Christina was a junior at Jefferson County International Baccalaureate, and had scored a 30 on her ACT. She already had earned a full scholarship to Auburn University, where she planned to study to become a veterinarian. She volunteered for a Clay veterinarian, sang in the school choir and was involved in the youth group at Our Lady of Lourdes Catholic Church.
She loved music and driving her car. Following her death, there were memorial scholarships and funds set up in her name.

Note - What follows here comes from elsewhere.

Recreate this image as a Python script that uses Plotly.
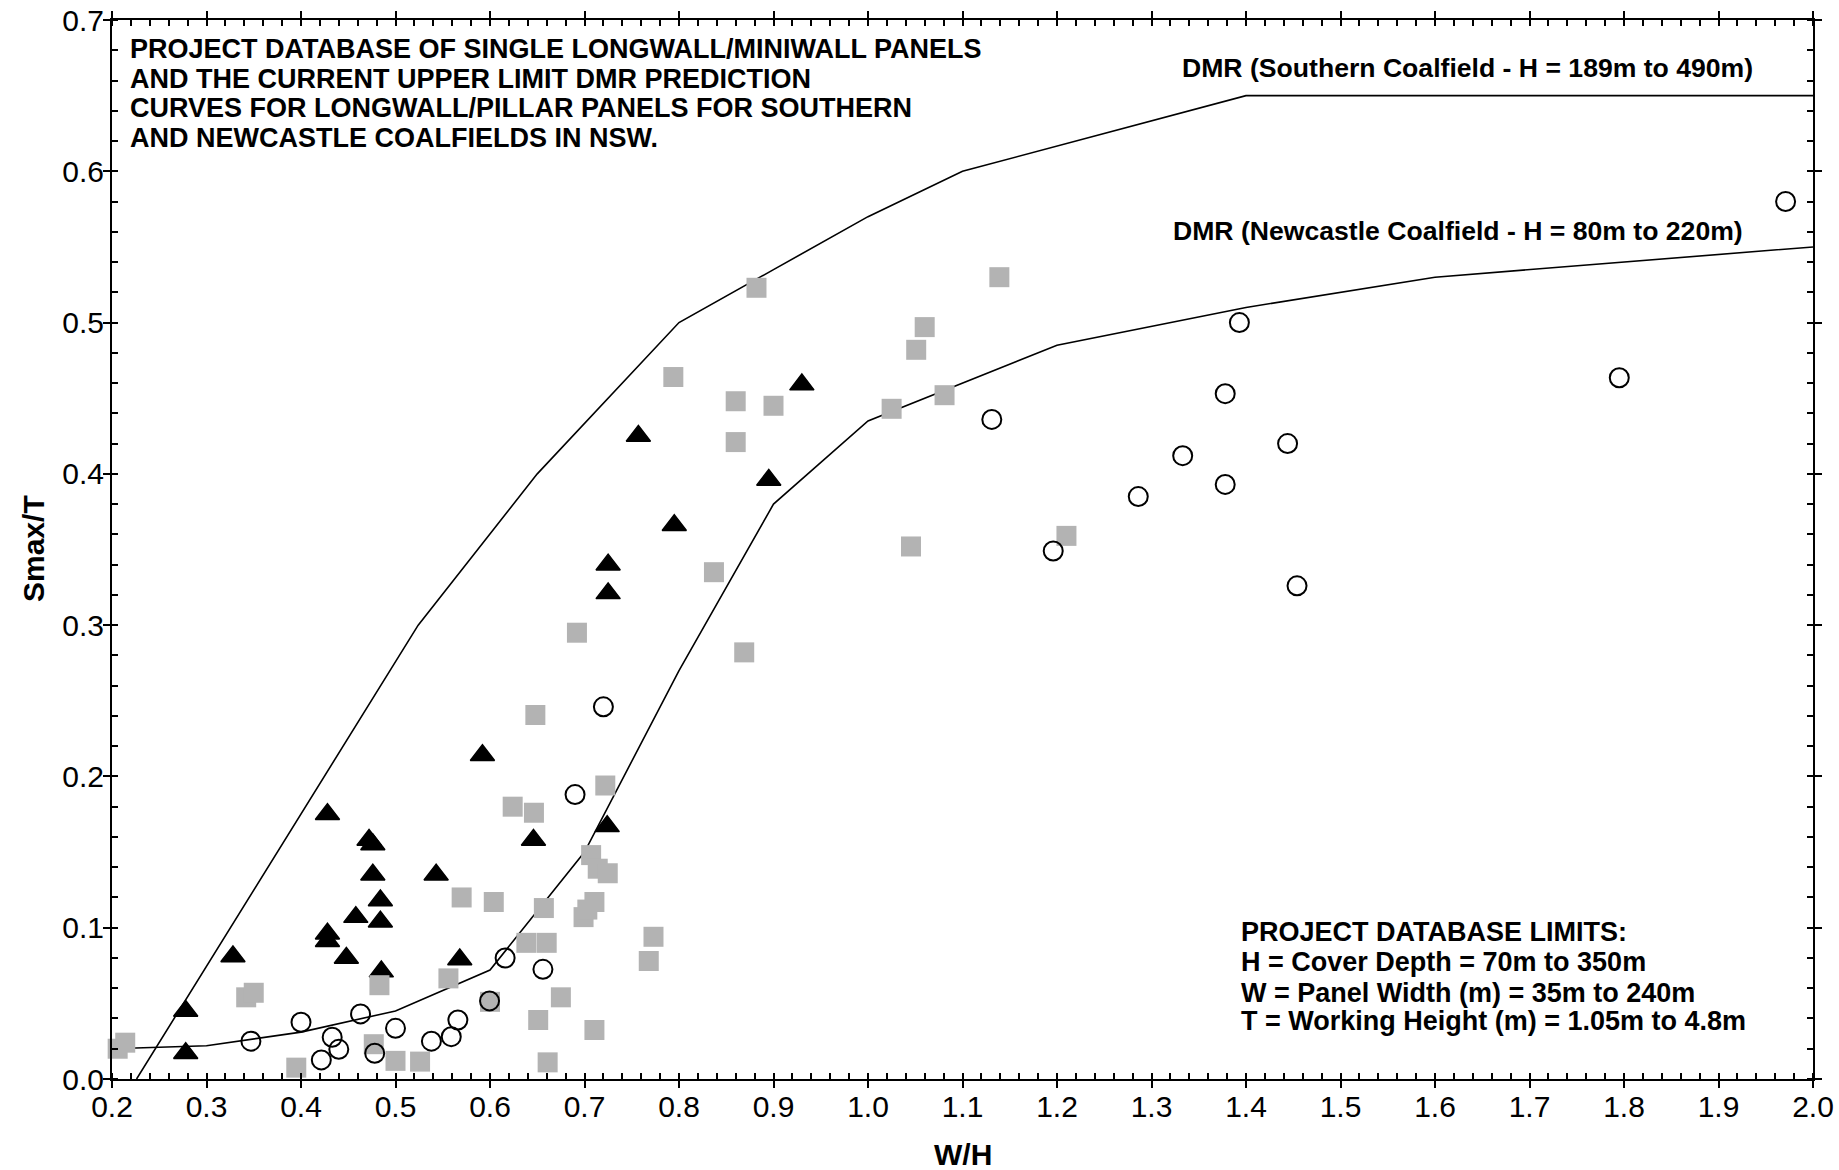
import plotly.graph_objects as go

# ---------------- data ----------------
south_x = [0.226, 0.524, 0.65, 0.8, 0.9, 1.0, 1.1, 1.4, 2.0]
south_y = [0.0, 0.30, 0.40, 0.50, 0.535, 0.57, 0.60, 0.65, 0.65]

newc_x = [0.2, 0.3, 0.4, 0.5, 0.6, 0.7, 0.8, 0.9, 1.0, 1.1, 1.2, 1.4, 1.6, 2.0]
newc_y = [0.020, 0.022, 0.031, 0.045, 0.072, 0.150, 0.270, 0.380, 0.435, 0.46, 0.485, 0.51, 0.53, 0.55]

tri_x = [0.278, 0.278, 0.328, 0.428, 0.428, 0.428, 0.448, 0.458, 0.472, 0.476, 0.476, 0.484, 0.484,
         0.485, 0.543, 0.568, 0.592, 0.646, 0.724, 0.725, 0.725, 0.757, 0.795, 0.895, 0.930]
tri_y = [0.045, 0.017, 0.081, 0.175, 0.096, 0.091, 0.080, 0.107, 0.158, 0.155, 0.135, 0.118, 0.104,
         0.071, 0.135, 0.079, 0.214, 0.158, 0.167, 0.340, 0.321, 0.425, 0.366, 0.396, 0.459]

sq_x = [0.206, 0.214, 0.342, 0.350, 0.395, 0.477, 0.483, 0.500, 0.526, 0.556, 0.570, 0.604, 0.600,
        0.624, 0.6465, 0.648, 0.6385, 0.660, 0.657, 0.651, 0.661, 0.675, 0.692, 0.699, 0.703, 0.7105,
        0.707, 0.714, 0.7246, 0.722, 0.7105, 0.768, 0.773, 0.794, 0.837, 0.860, 0.860, 0.869, 0.882,
        0.900, 1.025, 1.0455, 1.051, 1.060, 1.081, 1.139, 1.210]
sq_y = [0.020, 0.024, 0.054, 0.057, 0.0075, 0.023, 0.062, 0.012, 0.0115, 0.0665, 0.120, 0.117, 0.051,
        0.180, 0.176, 0.2406, 0.090, 0.090, 0.113, 0.039, 0.011, 0.054, 0.295, 0.107, 0.112, 0.117,
        0.148, 0.139, 0.136, 0.194, 0.0324, 0.078, 0.094, 0.464, 0.335, 0.448, 0.421, 0.282, 0.523,
        0.445, 0.443, 0.352, 0.482, 0.497, 0.452, 0.530, 0.359]

circ_x = [0.347, 0.400, 0.4215, 0.433, 0.440, 0.463, 0.478, 0.500, 0.538, 0.559, 0.566, 0.5995, 0.616,
          0.656, 0.690, 0.720, 1.131, 1.196, 1.286, 1.333, 1.378, 1.378, 1.393, 1.444, 1.454, 1.795, 1.971]
circ_y = [0.025, 0.0375, 0.0126, 0.0276, 0.0196, 0.043, 0.017, 0.0335, 0.025, 0.028, 0.039, 0.0516, 0.080,
          0.0725, 0.188, 0.246, 0.436, 0.349, 0.385, 0.412, 0.453, 0.393, 0.500, 0.420, 0.326, 0.4635, 0.580]

x_title = "W/H"
y_title = "Smax/T"
note_top = ["PROJECT DATABASE OF SINGLE LONGWALL/MINIWALL PANELS",
            "AND THE CURRENT UPPER LIMIT DMR PREDICTION",
            "CURVES FOR LONGWALL/PILLAR PANELS FOR SOUTHERN",
            "AND NEWCASTLE COALFIELDS IN NSW."]
note_limits = ["PROJECT DATABASE LIMITS:",
               "H = Cover Depth = 70m to 350m",
               "W = Panel Width (m) = 35m to 240m",
               "T = Working Height (m) = 1.05m to 4.8m"]
label_south = "DMR (Southern Coalfield - H = 189m to 490m)"
label_newc = "DMR (Newcastle Coalfield - H = 80m to 220m)"

# ---------------- figure ----------------
W, H = 1839, 1170
ML, MR, MT, MB = 112, 26, 20, 91
PW, PH = W - ML - MR, H - MT - MB
FONT = "Liberation Sans, Arial, Helvetica, sans-serif"


def px(X):
    return (X - ML) / PW


def py(Y):
    return (MT + PH - Y) / PH


fig = go.Figure()
fig.add_trace(go.Scatter(x=south_x, y=south_y, mode="lines",
                         line=dict(color="black", width=1.6), showlegend=False))
fig.add_trace(go.Scatter(x=newc_x, y=newc_y, mode="lines",
                         line=dict(color="black", width=1.6), showlegend=False))
fig.add_trace(go.Scatter(x=tri_x, y=tri_y, mode="markers", cliponaxis=False,
                         marker=dict(symbol="triangle-up", size=21, color="black",
                                     line=dict(color="black", width=1.5)), showlegend=False))
fig.add_trace(go.Scatter(x=sq_x, y=sq_y, mode="markers", cliponaxis=False,
                         marker=dict(symbol="square", size=20, color="#b3b3b3",
                                     line=dict(width=0)), showlegend=False))
fig.add_trace(go.Scatter(x=circ_x, y=circ_y, mode="markers", cliponaxis=False,
                         marker=dict(symbol="circle-open", size=19, color="black",
                                     line=dict(color="black", width=2)), showlegend=False))

axis_common = dict(
    ticks="outside", ticklen=7, tickwidth=2, tickcolor="black",
    showline=True, linewidth=2, linecolor="black", mirror="allticks",
    showgrid=False, zeroline=False, tickformat=".1f", ticklabelstandoff=-7,
    automargin=False,
    tickfont=dict(family=FONT, size=30, color="black"),
)
fig.update_xaxes(range=[0.2, 2.0], tick0=0.2, dtick=0.1,
                 minor=dict(dtick=0.02, ticks="inside", ticklen=6, tickwidth=1.5,
                            tickcolor="black", showgrid=False),
                 **axis_common)
fig.update_yaxes(range=[0.0, 0.7], tick0=0.0, dtick=0.1,
                 minor=dict(dtick=0.02, ticks="inside", ticklen=6, tickwidth=1.5,
                            tickcolor="black", showgrid=False),
                 **axis_common)

annots = []
bold = dict(family=FONT, size=27, color="black", weight="bold")
bold_lbl = dict(family=FONT, size=26.6, color="black", weight="bold")
for txt, yc in zip(note_top, [49.5, 78.5, 108.3, 137.8]):
    annots.append(dict(text=txt, x=px(128), y=py(yc), xref="paper", yref="paper",
                       xanchor="left", yanchor="middle", showarrow=False, font=bold))
for txt, yc in zip(note_limits, [931.5, 962.0, 992.5, 1021.0]):
    annots.append(dict(text=txt, x=px(1239), y=py(yc), xref="paper", yref="paper",
                       xanchor="left", yanchor="middle", showarrow=False, font=bold))
annots.append(dict(text=label_south, x=px(1467), y=py(68.0), xref="paper", yref="paper",
                   xanchor="center", yanchor="middle", showarrow=False, font=bold_lbl))
annots.append(dict(text=label_newc, x=px(1458), y=py(231.0), xref="paper", yref="paper",
                   xanchor="center", yanchor="middle", showarrow=False, font=bold_lbl))
annots.append(dict(text=x_title, x=px(963), y=py(1154), xref="paper", yref="paper",
                   xanchor="center", yanchor="middle", showarrow=False,
                   font=dict(family=FONT, size=30, color="black", weight="bold")))
annots.append(dict(text=y_title, x=px(33), y=py(549), xref="paper", yref="paper",
                   xanchor="center", yanchor="middle", showarrow=False, textangle=-90,
                   font=dict(family=FONT, size=30, color="black", weight="bold")))

fig.update_layout(
    width=W, height=H, autosize=False,
    margin=dict(l=ML, r=MR, t=MT, b=MB, pad=0),
    plot_bgcolor="white", paper_bgcolor="white",
    annotations=annots, showlegend=False,
)
fig.write_html("out.html")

Now her family wants to do its part to honor her legacy. Heichelbech said he started last year to plan a motorcycle rally to raise awareness but it never got going. “Since then I’ve come to realize I wasn’t ready to get it going,” he said. “Now that this has come about, we are. Our feeling is if we can get a weather radio in somebody’s home and it saves a life, then her life wasn’t wasted. I hope we can turn it into something magnificent.”